**DESCRIPTION OF THE TASK**
Leave out the pictures, and write out exactly the lines from the beginning of the material to the line holding "const FSIZE = 19.5;", that line included, and nothing else.

○ ○ ○ ○ ○ ○ ○

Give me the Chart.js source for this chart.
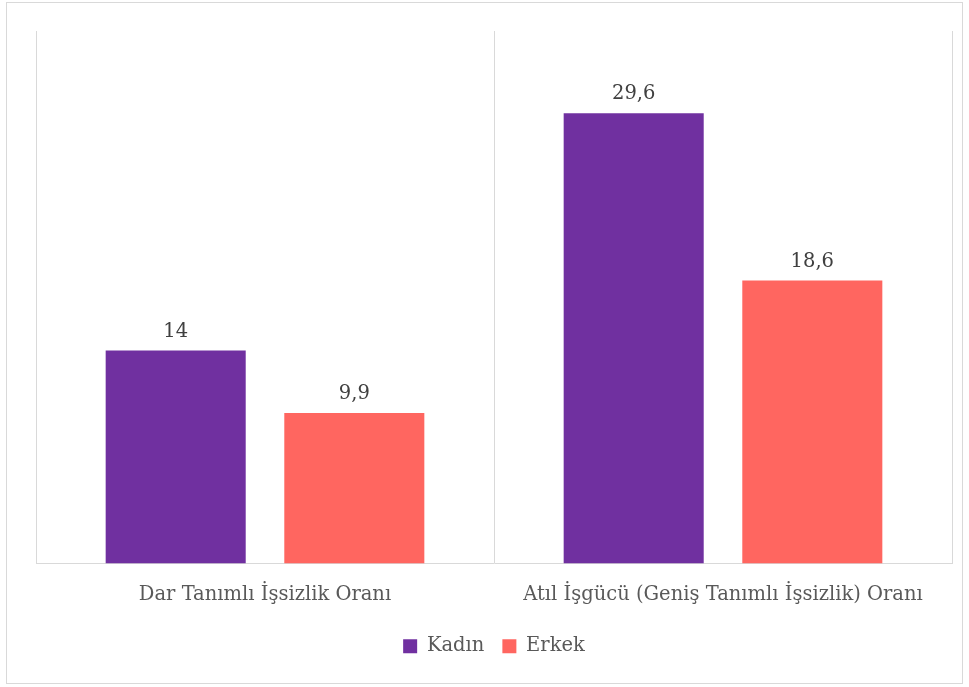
<!DOCTYPE html>
<html>
<head>
<meta charset="utf-8">
<script src="https://cdn.jsdelivr.net/npm/chart.js@4.4.0/dist/chart.umd.js"></script>
<style>
  body { margin: 0; background: #fff; }
  #wrap { position: relative; width: 969px; height: 687px; }
  #frame { position: absolute; left: 6px; top: 2px; width: 955px; height: 680px; border: 1px solid #d9d9d9; pointer-events: none; }
</style>
</head>
<body>
<div id="wrap">
  <canvas id="c" width="969" height="687"></canvas>
  <div id="frame"></div>
</div>
<script>
// veriler
const categories = ['Dar Tanımlı İşsizlik Oranı', 'Atıl İşgücü (Geniş Tanımlı İşsizlik) Oranı'];
const kadin = [14, 29.6];
const erkek = [9.9, 18.6];
const seriesNames = ['Kadın', 'Erkek'];

const FONT = "'DejaVu Serif', 'Liberation Serif', serif";
const FSIZE = 19.5;

// bar üstü değer etiketleri
const valueLabels = {
  id: 'valueLabels',
  afterDatasetsDraw(chart) {
    const ctx = chart.ctx;
    ctx.save();
    ctx.font = FSIZE + 'px ' + FONT;
    ctx.fillStyle = '#404040';
    ctx.textAlign = 'center';
    ctx.textBaseline = 'alphabetic';
    chart.data.datasets.forEach((ds, i) => {
      chart.getDatasetMeta(i).data.forEach((bar, j) => {
        const txt = String(ds.data[j]).replace('.', ',');
        ctx.fillText(txt, bar.x, bar.y - 14);
      });
    });
    ctx.restore();
  }
};

new Chart(document.getElementById('c').getContext('2d'), {
  type: 'bar',
  data: {
    labels: categories,
    datasets: [
      { label: seriesNames[0], data: kadin, backgroundColor: '#7030a0', categoryPercentage: 0.78, barPercentage: 0.784 },
      { label: seriesNames[1], data: erkek, backgroundColor: '#ff6660', categoryPercentage: 0.78, barPercentage: 0.784 }
    ]
  },
  options: {
    responsive: false,
    animation: false,
    layout: { padding: { left: 36, right: 17, top: 31, bottom: 21 } },
    scales: {
      x: {
        grid: { color: '#d9d9d9', drawTicks: false, offset: true },
        border: { color: '#d9d9d9' },
        ticks: { color: '#595959', font: { family: FONT, size: FSIZE }, padding: 20 },
        afterFit(scale) { scale.height = 55; }
      },
      y: {
        display: false,
        min: 0,
        max: 35
      }
    },
    plugins: {
      legend: {
        position: 'bottom',
        labels: {
          color: '#595959',
          font: { family: FONT, size: FSIZE },
          boxWidth: 14,
          boxHeight: 14,
          padding: 18
        }
      },
      tooltip: { enabled: false }
    }
  },
  plugins: [valueLabels]
});
</script>
</body>
</html>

○ ○ ○ ○ ○ ○ ○

**REPLY**
Give me the Chart.js source for this chart.
<!DOCTYPE html>
<html>
<head>
<meta charset="utf-8">
<script src="https://cdn.jsdelivr.net/npm/chart.js@4.4.0/dist/chart.umd.js"></script>
<style>
  body { margin: 0; background: #fff; }
  #wrap { position: relative; width: 969px; height: 687px; }
  #frame { position: absolute; left: 6px; top: 2px; width: 955px; height: 680px; border: 1px solid #d9d9d9; pointer-events: none; }
</style>
</head>
<body>
<div id="wrap">
  <canvas id="c" width="969" height="687"></canvas>
  <div id="frame"></div>
</div>
<script>
// veriler
const categories = ['Dar Tanımlı İşsizlik Oranı', 'Atıl İşgücü (Geniş Tanımlı İşsizlik) Oranı'];
const kadin = [14, 29.6];
const erkek = [9.9, 18.6];
const seriesNames = ['Kadın', 'Erkek'];

const FONT = "'DejaVu Serif', 'Liberation Serif', serif";
const FSIZE = 19.5;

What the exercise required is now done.